Provided material:
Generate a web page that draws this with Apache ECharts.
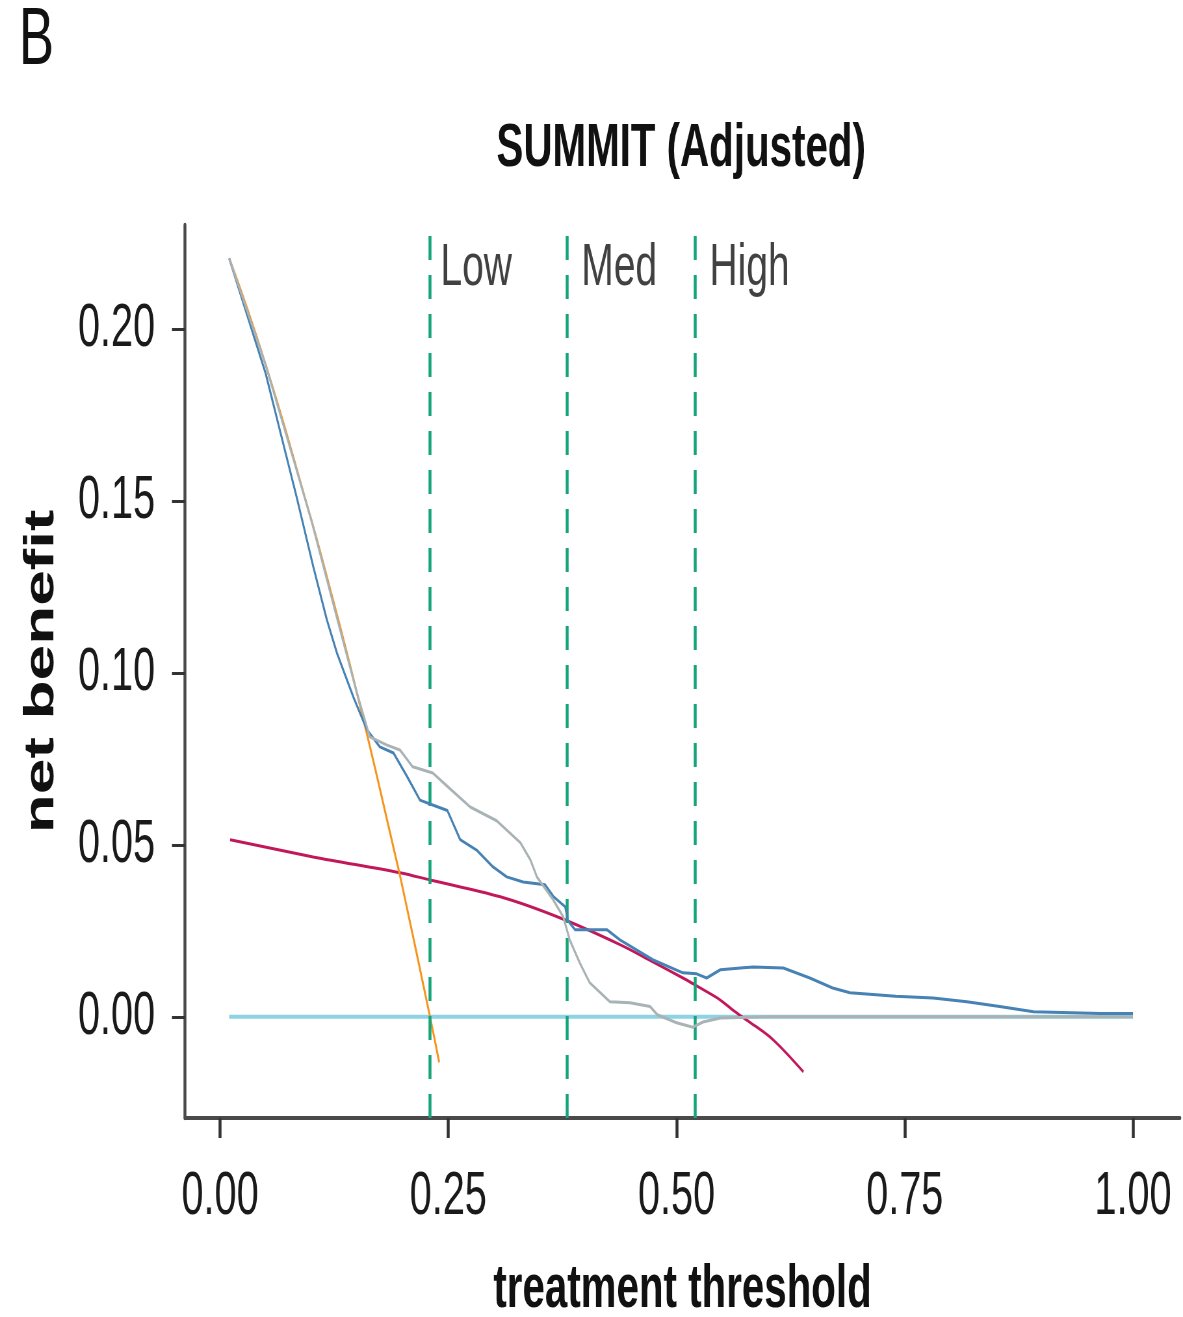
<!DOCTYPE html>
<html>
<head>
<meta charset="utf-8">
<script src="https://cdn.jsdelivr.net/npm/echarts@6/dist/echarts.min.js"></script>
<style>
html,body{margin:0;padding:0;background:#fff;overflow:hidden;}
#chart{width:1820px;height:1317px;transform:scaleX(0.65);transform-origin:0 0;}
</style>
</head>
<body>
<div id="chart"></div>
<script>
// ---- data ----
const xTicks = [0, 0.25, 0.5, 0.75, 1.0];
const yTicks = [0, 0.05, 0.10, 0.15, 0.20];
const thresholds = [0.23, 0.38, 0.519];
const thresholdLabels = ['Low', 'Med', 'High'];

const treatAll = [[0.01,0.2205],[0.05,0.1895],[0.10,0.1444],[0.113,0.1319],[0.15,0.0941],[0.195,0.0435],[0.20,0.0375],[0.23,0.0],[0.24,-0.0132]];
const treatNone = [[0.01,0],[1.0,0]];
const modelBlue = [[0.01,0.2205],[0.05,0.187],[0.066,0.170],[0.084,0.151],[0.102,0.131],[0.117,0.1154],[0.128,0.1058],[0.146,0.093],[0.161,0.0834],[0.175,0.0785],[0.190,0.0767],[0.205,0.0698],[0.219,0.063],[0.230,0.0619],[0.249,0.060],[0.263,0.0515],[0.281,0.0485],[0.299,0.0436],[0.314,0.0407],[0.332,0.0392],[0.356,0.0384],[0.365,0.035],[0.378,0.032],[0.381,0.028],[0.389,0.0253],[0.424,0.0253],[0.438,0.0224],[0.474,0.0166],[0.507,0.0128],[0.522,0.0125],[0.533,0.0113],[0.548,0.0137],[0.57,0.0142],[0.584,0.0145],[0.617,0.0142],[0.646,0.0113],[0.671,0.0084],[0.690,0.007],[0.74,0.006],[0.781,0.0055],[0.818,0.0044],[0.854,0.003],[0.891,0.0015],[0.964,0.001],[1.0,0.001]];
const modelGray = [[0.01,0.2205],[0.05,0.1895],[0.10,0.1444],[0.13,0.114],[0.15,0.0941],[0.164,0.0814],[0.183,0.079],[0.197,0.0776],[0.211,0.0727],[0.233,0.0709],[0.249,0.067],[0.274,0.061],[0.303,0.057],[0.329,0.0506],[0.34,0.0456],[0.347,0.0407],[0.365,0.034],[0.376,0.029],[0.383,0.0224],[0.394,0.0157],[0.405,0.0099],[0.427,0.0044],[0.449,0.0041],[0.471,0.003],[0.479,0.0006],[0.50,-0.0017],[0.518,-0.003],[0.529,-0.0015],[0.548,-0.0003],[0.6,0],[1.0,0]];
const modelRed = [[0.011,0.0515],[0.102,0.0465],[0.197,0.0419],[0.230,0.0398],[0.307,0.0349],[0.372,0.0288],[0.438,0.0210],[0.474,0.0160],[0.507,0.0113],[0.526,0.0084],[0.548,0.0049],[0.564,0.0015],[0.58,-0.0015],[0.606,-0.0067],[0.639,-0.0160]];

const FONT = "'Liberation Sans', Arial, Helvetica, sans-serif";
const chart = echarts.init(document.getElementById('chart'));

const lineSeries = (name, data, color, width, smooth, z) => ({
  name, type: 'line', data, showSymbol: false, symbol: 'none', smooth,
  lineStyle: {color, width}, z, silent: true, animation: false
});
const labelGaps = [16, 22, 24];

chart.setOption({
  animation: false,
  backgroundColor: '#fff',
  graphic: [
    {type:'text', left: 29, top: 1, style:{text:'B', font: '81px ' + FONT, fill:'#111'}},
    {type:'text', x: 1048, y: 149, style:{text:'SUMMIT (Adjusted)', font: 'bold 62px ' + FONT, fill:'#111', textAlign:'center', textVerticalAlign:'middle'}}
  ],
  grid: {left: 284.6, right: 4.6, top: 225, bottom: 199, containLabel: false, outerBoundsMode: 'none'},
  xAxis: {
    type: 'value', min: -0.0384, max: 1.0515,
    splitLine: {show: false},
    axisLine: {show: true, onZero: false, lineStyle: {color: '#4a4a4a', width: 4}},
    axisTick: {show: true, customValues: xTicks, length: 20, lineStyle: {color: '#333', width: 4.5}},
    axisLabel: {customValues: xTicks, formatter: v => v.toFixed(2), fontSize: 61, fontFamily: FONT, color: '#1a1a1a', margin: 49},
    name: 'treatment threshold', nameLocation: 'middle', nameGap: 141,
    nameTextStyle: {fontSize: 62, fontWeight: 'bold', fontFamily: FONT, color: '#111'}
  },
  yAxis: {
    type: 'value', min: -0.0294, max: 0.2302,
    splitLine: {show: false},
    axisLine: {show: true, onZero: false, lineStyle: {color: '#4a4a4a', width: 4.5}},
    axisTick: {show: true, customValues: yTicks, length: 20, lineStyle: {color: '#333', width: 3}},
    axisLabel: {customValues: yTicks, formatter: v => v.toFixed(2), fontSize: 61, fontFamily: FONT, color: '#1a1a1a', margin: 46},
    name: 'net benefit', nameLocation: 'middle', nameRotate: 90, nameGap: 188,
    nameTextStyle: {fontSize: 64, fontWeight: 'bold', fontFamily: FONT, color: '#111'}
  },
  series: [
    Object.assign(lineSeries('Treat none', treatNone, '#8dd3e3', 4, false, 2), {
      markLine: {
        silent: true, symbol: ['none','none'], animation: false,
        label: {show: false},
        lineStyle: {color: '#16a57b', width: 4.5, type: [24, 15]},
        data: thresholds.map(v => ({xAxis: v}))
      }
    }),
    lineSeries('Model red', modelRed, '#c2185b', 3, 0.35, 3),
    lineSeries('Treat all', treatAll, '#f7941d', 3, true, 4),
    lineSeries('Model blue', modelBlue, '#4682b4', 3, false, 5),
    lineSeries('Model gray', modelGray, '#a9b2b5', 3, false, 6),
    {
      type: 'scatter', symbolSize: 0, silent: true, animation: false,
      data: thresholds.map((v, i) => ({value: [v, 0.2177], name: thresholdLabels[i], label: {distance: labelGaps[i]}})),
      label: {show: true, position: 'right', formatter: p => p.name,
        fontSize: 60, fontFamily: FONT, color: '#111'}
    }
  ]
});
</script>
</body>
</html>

Exercise prompt: Copy out all the data without changing anything, and drop the pictures.

Task answer:
Generate a web page that draws this with Apache ECharts.
<!DOCTYPE html>
<html>
<head>
<meta charset="utf-8">
<script src="https://cdn.jsdelivr.net/npm/echarts@6/dist/echarts.min.js"></script>
<style>
html,body{margin:0;padding:0;background:#fff;overflow:hidden;}
#chart{width:1820px;height:1317px;transform:scaleX(0.65);transform-origin:0 0;}
</style>
</head>
<body>
<div id="chart"></div>
<script>
// ---- data ----
const xTicks = [0, 0.25, 0.5, 0.75, 1.0];
const yTicks = [0, 0.05, 0.10, 0.15, 0.20];
const thresholds = [0.23, 0.38, 0.519];
const thresholdLabels = ['Low', 'Med', 'High'];

const treatAll = [[0.01,0.2205],[0.05,0.1895],[0.10,0.1444],[0.113,0.1319],[0.15,0.0941],[0.195,0.0435],[0.20,0.0375],[0.23,0.0],[0.24,-0.0132]];
const treatNone = [[0.01,0],[1.0,0]];
const modelBlue = [[0.01,0.2205],[0.05,0.187],[0.066,0.170],[0.084,0.151],[0.102,0.131],[0.117,0.1154],[0.128,0.1058],[0.146,0.093],[0.161,0.0834],[0.175,0.0785],[0.190,0.0767],[0.205,0.0698],[0.219,0.063],[0.230,0.0619],[0.249,0.060],[0.263,0.0515],[0.281,0.0485],[0.299,0.0436],[0.314,0.0407],[0.332,0.0392],[0.356,0.0384],[0.365,0.035],[0.378,0.032],[0.381,0.028],[0.389,0.0253],[0.424,0.0253],[0.438,0.0224],[0.474,0.0166],[0.507,0.0128],[0.522,0.0125],[0.533,0.0113],[0.548,0.0137],[0.57,0.0142],[0.584,0.0145],[0.617,0.0142],[0.646,0.0113],[0.671,0.0084],[0.690,0.007],[0.74,0.006],[0.781,0.0055],[0.818,0.0044],[0.854,0.003],[0.891,0.0015],[0.964,0.001],[1.0,0.001]];
const modelGray = [[0.01,0.2205],[0.05,0.1895],[0.10,0.1444],[0.13,0.114],[0.15,0.0941],[0.164,0.0814],[0.183,0.079],[0.197,0.0776],[0.211,0.0727],[0.233,0.0709],[0.249,0.067],[0.274,0.061],[0.303,0.057],[0.329,0.0506],[0.34,0.0456],[0.347,0.0407],[0.365,0.034],[0.376,0.029],[0.383,0.0224],[0.394,0.0157],[0.405,0.0099],[0.427,0.0044],[0.449,0.0041],[0.471,0.003],[0.479,0.0006],[0.50,-0.0017],[0.518,-0.003],[0.529,-0.0015],[0.548,-0.0003],[0.6,0],[1.0,0]];
const modelRed = [[0.011,0.0515],[0.102,0.0465],[0.197,0.0419],[0.230,0.0398],[0.307,0.0349],[0.372,0.0288],[0.438,0.0210],[0.474,0.0160],[0.507,0.0113],[0.526,0.0084],[0.548,0.0049],[0.564,0.0015],[0.58,-0.0015],[0.606,-0.0067],[0.639,-0.0160]];

const FONT = "'Liberation Sans', Arial, Helvetica, sans-serif";
const chart = echarts.init(document.getElementById('chart'));

const lineSeries = (name, data, color, width, smooth, z) => ({
  name, type: 'line', data, showSymbol: false, symbol: 'none', smooth,
  lineStyle: {color, width}, z, silent: true, animation: false
});
const labelGaps = [16, 22, 24];

chart.setOption({
  animation: false,
  backgroundColor: '#fff',
  graphic: [
    {type:'text', left: 29, top: 1, style:{text:'B', font: '81px ' + FONT, fill:'#111'}},
    {type:'text', x: 1048, y: 149, style:{text:'SUMMIT (Adjusted)', font: 'bold 62px ' + FONT, fill:'#111', textAlign:'center', textVerticalAlign:'middle'}}
  ],
  grid: {left: 284.6, right: 4.6, top: 225, bottom: 199, containLabel: false, outerBoundsMode: 'none'},
  xAxis: {
    type: 'value', min: -0.0384, max: 1.0515,
    splitLine: {show: false},
    axisLine: {show: true, onZero: false, lineStyle: {color: '#4a4a4a', width: 4}},
    axisTick: {show: true, customValues: xTicks, length: 20, lineStyle: {color: '#333', width: 4.5}},
    axisLabel: {customValues: xTicks, formatter: v => v.toFixed(2), fontSize: 61, fontFamily: FONT, color: '#1a1a1a', margin: 49},
    name: 'treatment threshold', nameLocation: 'middle', nameGap: 141,
    nameTextStyle: {fontSize: 62, fontWeight: 'bold', fontFamily: FONT, color: '#111'}
  },
  yAxis: {
    type: 'value', min: -0.0294, max: 0.2302,
    splitLine: {show: false},
    axisLine: {show: true, onZero: false, lineStyle: {color: '#4a4a4a', width: 4.5}},
    axisTick: {show: true, customValues: yTicks, length: 20, lineStyle: {color: '#333', width: 3}},
    axisLabel: {customValues: yTicks, formatter: v => v.toFixed(2), fontSize: 61, fontFamily: FONT, color: '#1a1a1a', margin: 46},
    name: 'net benefit', nameLocation: 'middle', nameRotate: 90, nameGap: 188,
    nameTextStyle: {fontSize: 64, fontWeight: 'bold', fontFamily: FONT, color: '#111'}
  },
  series: [
    Object.assign(lineSeries('Treat none', treatNone, '#8dd3e3', 4, false, 2), {
      markLine: {
        silent: true, symbol: ['none','none'], animation: false,
        label: {show: false},
        lineStyle: {color: '#16a57b', width: 4.5, type: [24, 15]},
        data: thresholds.map(v => ({xAxis: v}))
      }
    }),
    lineSeries('Model red', modelRed, '#c2185b', 3, 0.35, 3),
    lineSeries('Treat all', treatAll, '#f7941d', 3, true, 4),
    lineSeries('Model blue', modelBlue, '#4682b4', 3, false, 5),
    lineSeries('Model gray', modelGray, '#a9b2b5', 3, false, 6),
    {
      type: 'scatter', symbolSize: 0, silent: true, animation: false,
      data: thresholds.map((v, i) => ({value: [v, 0.2177], name: thresholdLabels[i], label: {distance: labelGaps[i]}})),
      label: {show: true, position: 'right', formatter: p => p.name,
        fontSize: 60, fontFamily: FONT, color: '#111'}
    }
  ]
});
</script>
</body>
</html>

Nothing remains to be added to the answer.